== Required task ==
Take every line from the listing below that includes "chart" and copy it.

== Dataset extract ==
────────────────
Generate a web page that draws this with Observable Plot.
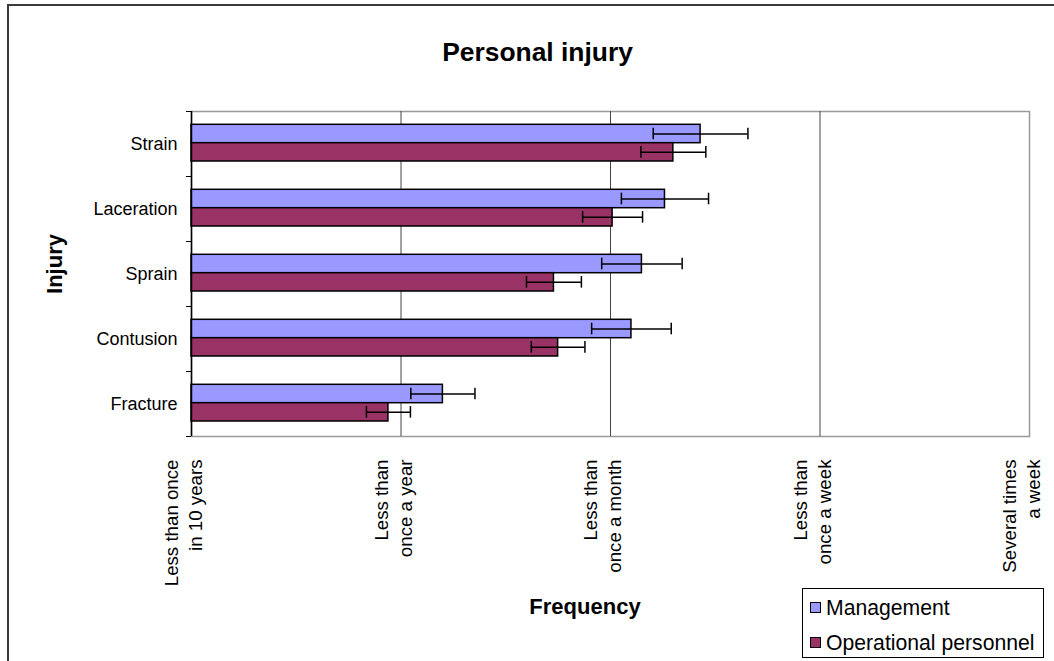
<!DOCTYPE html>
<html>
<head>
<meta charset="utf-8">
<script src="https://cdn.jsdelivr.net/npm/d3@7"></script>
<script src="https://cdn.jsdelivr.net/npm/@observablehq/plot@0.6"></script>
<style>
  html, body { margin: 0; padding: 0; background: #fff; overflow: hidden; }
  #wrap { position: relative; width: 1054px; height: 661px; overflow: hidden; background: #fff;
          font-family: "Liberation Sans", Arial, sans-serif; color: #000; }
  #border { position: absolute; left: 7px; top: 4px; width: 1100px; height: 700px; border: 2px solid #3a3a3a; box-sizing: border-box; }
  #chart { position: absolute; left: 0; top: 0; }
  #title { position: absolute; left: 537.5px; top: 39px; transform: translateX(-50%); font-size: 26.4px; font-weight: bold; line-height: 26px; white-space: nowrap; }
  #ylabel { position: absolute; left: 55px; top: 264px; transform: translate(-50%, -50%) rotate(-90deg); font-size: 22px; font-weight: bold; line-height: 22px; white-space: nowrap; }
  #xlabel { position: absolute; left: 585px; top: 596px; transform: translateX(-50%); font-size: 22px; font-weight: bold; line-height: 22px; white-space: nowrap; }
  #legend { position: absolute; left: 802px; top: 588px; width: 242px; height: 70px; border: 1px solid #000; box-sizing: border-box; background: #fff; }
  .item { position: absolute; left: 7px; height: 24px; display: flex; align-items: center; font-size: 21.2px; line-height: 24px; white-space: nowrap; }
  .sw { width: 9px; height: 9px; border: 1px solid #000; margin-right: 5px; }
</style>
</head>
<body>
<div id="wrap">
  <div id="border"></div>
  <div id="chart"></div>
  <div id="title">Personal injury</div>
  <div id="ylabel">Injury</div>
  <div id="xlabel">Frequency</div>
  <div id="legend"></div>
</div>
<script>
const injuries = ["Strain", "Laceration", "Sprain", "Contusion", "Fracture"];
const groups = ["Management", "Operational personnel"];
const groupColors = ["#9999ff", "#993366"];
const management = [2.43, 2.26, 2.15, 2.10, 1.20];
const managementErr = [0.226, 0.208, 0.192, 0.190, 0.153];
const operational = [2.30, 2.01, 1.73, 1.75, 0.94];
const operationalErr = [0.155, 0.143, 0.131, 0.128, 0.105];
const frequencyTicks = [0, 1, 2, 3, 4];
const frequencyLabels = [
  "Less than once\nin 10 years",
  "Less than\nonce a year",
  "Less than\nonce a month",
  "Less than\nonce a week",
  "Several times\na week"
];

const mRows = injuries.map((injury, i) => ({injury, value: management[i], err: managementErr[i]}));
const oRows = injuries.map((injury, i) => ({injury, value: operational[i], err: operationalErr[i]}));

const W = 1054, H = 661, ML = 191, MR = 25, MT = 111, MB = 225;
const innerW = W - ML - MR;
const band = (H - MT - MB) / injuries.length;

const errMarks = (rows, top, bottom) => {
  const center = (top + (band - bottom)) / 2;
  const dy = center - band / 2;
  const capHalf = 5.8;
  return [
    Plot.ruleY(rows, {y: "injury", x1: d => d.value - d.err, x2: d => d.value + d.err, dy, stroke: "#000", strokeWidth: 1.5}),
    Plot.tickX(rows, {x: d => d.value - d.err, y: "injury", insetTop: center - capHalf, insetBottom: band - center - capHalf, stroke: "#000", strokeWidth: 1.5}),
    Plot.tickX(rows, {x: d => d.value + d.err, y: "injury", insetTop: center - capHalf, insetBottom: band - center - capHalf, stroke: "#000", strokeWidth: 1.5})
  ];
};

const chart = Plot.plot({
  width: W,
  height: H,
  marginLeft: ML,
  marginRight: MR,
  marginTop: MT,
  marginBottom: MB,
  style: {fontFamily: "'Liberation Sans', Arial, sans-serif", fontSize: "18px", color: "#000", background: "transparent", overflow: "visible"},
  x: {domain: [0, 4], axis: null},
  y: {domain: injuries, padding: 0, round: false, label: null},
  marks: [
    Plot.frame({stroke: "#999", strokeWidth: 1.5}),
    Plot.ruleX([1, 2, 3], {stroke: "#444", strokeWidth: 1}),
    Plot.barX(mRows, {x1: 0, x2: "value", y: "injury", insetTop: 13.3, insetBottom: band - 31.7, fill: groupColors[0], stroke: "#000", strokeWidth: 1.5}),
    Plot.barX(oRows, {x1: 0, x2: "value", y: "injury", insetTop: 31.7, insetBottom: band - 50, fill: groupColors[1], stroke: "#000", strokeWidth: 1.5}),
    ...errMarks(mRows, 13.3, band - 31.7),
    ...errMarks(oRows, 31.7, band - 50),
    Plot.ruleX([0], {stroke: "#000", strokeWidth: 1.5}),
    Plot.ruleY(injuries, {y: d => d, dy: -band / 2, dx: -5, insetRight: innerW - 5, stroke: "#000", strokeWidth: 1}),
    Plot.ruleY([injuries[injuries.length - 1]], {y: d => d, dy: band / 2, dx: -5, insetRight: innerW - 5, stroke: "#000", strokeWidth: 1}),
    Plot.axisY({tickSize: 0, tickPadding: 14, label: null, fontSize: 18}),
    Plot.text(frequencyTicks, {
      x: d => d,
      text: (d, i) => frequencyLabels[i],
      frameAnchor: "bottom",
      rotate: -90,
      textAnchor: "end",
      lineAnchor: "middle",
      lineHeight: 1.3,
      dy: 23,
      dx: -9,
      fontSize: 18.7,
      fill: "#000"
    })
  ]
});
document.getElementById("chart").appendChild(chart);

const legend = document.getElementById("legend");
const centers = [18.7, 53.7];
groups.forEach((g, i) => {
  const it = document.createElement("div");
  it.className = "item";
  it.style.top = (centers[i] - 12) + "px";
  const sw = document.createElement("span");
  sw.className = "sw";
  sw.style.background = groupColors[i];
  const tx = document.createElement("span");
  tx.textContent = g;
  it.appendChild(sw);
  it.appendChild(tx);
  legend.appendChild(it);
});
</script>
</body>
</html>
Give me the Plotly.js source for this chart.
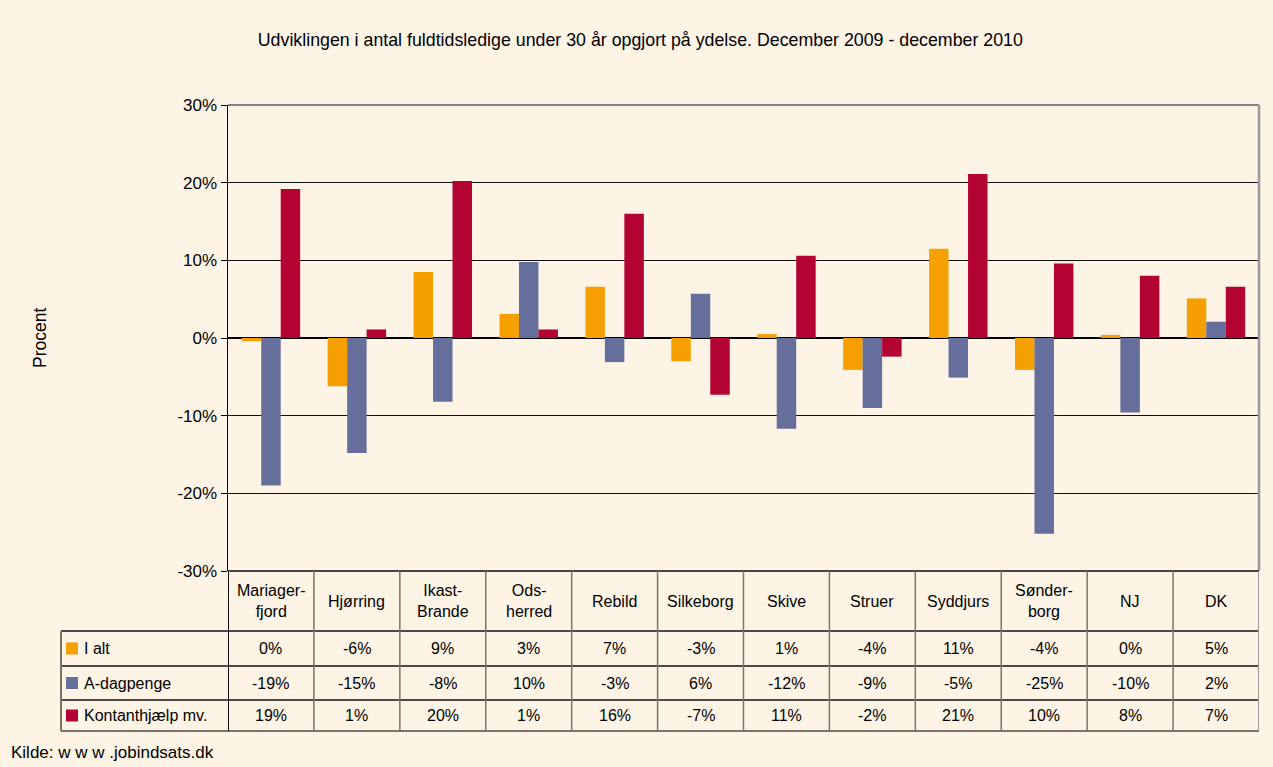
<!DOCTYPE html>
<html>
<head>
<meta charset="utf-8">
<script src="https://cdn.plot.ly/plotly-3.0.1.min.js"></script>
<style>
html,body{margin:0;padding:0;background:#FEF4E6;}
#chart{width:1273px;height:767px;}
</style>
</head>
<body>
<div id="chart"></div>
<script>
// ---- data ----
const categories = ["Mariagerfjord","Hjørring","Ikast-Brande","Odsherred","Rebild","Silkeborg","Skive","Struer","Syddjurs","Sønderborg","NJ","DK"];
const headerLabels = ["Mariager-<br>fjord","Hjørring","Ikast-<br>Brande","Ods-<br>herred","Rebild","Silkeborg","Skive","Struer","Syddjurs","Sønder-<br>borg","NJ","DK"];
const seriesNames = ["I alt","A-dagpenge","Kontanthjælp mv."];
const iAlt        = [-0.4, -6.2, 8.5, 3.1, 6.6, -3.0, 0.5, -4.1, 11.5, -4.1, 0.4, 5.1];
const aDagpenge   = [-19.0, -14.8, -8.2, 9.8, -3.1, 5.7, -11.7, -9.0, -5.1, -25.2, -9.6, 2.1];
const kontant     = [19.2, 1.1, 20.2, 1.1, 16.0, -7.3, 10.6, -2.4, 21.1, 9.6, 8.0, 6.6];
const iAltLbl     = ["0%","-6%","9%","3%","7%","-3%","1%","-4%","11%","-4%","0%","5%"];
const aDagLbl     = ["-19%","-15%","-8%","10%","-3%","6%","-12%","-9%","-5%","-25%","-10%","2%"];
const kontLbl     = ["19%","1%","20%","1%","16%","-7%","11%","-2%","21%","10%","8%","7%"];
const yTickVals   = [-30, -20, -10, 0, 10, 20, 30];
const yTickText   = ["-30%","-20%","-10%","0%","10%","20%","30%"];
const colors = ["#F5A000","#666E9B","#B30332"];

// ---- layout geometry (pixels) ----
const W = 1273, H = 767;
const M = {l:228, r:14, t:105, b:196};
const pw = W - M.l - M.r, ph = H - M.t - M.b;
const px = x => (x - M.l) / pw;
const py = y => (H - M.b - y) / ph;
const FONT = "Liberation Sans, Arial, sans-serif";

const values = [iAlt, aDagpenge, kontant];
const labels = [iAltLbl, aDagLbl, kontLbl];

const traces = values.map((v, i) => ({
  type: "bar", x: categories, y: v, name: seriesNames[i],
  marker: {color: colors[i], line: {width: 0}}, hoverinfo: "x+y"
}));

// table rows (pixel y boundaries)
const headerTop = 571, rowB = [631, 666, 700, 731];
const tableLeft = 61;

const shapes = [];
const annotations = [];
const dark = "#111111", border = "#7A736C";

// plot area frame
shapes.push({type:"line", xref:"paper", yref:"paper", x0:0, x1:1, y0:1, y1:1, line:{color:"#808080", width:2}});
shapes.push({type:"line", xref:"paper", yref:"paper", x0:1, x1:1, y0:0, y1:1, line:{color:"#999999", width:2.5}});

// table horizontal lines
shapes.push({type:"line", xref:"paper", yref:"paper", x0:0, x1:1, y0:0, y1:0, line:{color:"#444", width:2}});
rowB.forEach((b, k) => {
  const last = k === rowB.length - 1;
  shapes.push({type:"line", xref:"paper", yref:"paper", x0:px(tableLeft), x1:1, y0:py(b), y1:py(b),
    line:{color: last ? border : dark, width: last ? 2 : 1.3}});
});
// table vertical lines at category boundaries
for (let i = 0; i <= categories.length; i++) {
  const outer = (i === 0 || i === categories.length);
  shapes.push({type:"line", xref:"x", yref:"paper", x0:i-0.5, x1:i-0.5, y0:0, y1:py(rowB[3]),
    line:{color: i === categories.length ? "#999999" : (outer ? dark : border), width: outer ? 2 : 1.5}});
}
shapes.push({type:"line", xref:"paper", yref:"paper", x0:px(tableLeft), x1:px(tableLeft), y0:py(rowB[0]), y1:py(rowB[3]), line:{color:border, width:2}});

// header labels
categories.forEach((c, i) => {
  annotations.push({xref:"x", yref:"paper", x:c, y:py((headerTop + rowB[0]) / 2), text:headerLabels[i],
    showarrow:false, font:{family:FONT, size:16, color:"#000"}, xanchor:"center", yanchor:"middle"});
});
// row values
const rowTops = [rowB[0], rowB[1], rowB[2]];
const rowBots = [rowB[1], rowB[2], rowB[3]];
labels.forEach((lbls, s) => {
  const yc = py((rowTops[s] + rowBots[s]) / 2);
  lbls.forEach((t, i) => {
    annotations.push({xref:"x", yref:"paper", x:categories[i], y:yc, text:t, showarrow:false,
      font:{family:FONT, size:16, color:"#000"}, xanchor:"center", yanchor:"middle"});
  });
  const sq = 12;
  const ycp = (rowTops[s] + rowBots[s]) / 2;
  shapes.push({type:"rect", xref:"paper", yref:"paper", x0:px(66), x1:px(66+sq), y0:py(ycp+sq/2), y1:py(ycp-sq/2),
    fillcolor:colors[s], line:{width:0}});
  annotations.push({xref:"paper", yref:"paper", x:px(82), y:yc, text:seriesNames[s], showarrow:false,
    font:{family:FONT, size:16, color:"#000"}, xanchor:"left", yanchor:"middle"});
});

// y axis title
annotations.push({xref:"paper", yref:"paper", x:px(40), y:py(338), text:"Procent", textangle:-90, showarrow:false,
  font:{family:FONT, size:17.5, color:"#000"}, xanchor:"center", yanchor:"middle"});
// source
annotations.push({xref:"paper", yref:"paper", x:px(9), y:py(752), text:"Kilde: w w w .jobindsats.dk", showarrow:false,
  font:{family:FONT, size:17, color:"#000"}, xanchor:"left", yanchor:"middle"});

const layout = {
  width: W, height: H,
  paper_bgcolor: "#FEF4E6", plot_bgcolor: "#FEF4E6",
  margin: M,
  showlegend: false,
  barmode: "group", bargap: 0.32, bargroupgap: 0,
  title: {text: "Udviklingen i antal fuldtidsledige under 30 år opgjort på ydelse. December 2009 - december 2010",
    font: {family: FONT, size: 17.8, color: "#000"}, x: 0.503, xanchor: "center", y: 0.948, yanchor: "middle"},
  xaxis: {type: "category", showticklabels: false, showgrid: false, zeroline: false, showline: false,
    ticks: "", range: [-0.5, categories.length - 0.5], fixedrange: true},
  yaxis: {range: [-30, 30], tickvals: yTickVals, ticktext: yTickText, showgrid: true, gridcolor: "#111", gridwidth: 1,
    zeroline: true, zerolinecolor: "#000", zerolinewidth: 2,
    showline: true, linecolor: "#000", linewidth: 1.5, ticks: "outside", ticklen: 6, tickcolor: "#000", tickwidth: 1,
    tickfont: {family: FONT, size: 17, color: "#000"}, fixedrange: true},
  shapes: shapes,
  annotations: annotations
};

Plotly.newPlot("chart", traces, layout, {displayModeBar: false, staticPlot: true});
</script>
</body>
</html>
────────────────
== Result ==
  #chart { position: absolute; left: 0; top: 0; }
  <div id="chart"></div>
const chart = Plot.plot({
document.getElementById("chart").appendChild(chart);
Give me the Plotly.js source for this chart.
#chart{width:1273px;height:767px;}
<div id="chart"></div>
Plotly.newPlot("chart", traces, layout, {displayModeBar: false, staticPlot: true});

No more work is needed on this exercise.